[Stored items from a collection]
- - -

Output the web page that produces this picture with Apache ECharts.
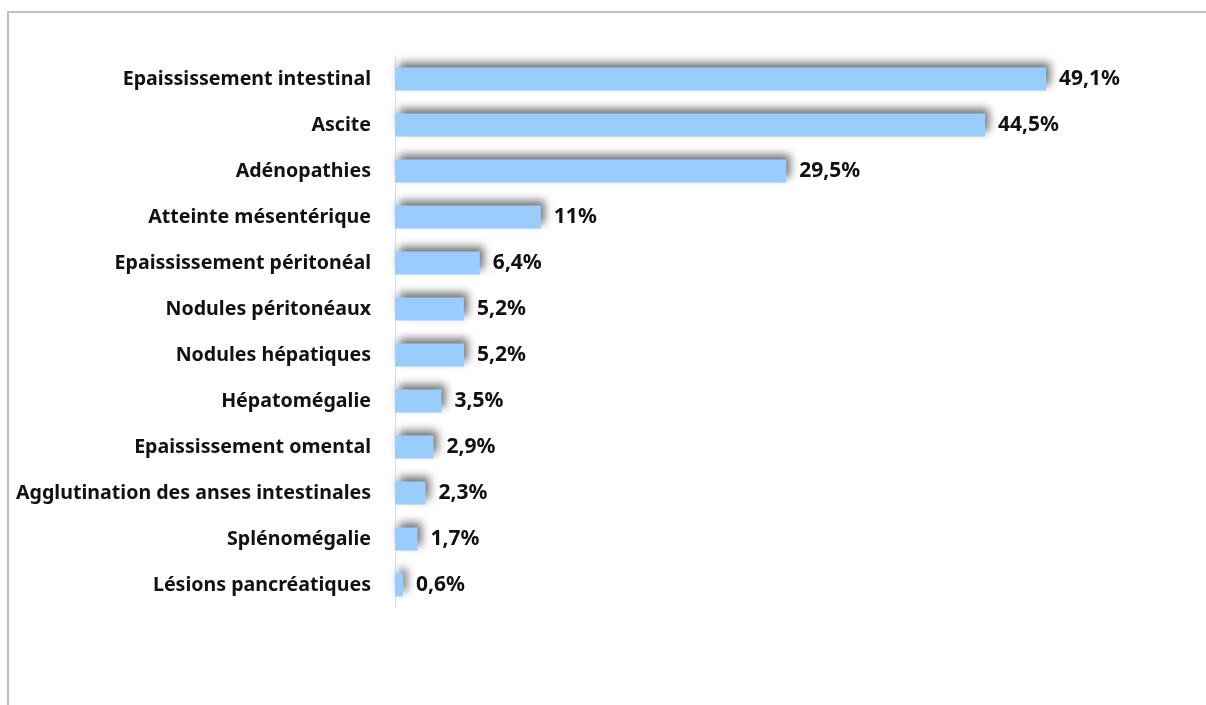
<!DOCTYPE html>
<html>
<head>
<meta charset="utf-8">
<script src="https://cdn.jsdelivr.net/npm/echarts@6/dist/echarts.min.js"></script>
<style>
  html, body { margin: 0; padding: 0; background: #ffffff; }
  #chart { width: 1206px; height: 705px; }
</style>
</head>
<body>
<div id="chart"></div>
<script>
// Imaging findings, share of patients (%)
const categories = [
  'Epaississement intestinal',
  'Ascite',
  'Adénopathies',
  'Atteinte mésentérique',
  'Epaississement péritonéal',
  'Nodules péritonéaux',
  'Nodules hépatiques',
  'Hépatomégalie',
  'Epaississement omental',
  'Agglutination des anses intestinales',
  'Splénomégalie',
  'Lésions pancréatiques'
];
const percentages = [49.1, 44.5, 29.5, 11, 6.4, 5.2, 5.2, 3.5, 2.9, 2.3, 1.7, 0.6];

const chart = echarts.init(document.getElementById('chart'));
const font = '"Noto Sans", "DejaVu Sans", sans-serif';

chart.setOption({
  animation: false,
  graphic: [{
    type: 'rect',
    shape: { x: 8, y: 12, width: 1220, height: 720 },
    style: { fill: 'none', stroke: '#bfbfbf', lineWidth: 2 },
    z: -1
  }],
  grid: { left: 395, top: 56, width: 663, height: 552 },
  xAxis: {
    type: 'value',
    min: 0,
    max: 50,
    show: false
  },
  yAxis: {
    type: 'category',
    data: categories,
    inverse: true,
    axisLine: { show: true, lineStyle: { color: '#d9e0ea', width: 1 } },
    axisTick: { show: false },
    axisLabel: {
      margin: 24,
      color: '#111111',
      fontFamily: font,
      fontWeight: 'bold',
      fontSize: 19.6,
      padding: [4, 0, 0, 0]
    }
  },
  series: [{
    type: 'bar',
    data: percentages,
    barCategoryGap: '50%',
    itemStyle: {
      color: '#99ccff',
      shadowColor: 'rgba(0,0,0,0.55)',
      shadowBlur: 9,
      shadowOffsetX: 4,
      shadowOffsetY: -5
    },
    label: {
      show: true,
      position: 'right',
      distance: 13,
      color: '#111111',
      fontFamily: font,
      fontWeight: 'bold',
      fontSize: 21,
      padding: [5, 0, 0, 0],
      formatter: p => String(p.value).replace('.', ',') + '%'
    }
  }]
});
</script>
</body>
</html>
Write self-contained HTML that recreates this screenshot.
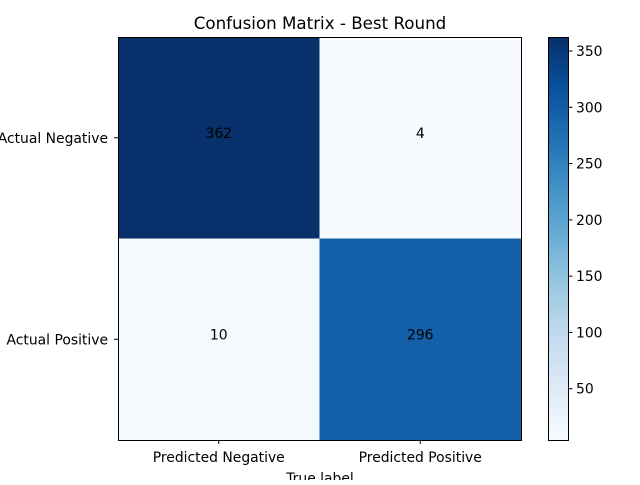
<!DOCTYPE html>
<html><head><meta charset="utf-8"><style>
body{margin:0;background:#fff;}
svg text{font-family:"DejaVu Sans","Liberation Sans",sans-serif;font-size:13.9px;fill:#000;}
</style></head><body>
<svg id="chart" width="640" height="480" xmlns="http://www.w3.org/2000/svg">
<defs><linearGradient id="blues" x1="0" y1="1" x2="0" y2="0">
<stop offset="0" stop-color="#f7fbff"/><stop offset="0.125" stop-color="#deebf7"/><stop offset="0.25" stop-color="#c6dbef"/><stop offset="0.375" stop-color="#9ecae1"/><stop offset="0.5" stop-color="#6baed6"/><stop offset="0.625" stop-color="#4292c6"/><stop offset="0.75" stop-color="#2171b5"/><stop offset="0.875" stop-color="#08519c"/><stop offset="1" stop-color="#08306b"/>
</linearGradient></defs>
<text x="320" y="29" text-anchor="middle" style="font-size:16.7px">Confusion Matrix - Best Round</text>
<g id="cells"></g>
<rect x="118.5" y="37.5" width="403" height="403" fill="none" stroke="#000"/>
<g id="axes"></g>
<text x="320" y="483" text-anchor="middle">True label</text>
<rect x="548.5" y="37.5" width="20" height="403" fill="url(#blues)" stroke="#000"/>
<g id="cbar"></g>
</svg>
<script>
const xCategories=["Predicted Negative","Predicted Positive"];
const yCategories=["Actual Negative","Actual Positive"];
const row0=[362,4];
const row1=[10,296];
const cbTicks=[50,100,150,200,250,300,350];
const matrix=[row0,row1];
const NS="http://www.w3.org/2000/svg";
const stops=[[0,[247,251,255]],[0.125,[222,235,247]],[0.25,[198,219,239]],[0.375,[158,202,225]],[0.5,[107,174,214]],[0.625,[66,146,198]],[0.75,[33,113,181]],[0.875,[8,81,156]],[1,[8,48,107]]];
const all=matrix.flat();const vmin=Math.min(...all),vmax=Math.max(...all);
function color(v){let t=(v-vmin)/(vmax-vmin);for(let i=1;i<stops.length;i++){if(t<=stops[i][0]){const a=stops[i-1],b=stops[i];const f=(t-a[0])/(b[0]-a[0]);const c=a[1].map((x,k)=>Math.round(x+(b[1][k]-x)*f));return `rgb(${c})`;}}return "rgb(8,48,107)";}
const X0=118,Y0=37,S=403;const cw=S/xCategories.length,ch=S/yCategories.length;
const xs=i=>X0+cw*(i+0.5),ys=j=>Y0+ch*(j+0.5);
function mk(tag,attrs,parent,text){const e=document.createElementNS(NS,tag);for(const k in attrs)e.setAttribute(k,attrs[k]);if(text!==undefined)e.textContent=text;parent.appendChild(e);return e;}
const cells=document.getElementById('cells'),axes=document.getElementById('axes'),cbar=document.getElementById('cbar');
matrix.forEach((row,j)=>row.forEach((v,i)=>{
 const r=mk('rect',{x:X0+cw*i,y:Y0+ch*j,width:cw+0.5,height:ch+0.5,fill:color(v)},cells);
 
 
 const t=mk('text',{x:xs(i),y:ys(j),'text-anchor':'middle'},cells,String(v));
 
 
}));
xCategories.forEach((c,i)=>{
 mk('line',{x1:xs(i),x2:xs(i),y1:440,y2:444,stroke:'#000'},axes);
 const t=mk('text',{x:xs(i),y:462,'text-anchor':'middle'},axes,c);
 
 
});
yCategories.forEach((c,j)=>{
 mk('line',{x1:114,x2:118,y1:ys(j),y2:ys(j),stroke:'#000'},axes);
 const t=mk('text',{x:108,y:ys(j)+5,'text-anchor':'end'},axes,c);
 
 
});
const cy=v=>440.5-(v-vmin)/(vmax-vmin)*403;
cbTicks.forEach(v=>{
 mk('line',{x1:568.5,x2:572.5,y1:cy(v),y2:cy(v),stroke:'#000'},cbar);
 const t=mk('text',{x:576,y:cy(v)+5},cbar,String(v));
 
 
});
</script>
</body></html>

- - -

* **What to produce**: Pull every line containing "that" out of the data above.

* **Written solution**:
Output the web page that produces this picture with Apache ECharts.
Write self-contained HTML that recreates this screenshot.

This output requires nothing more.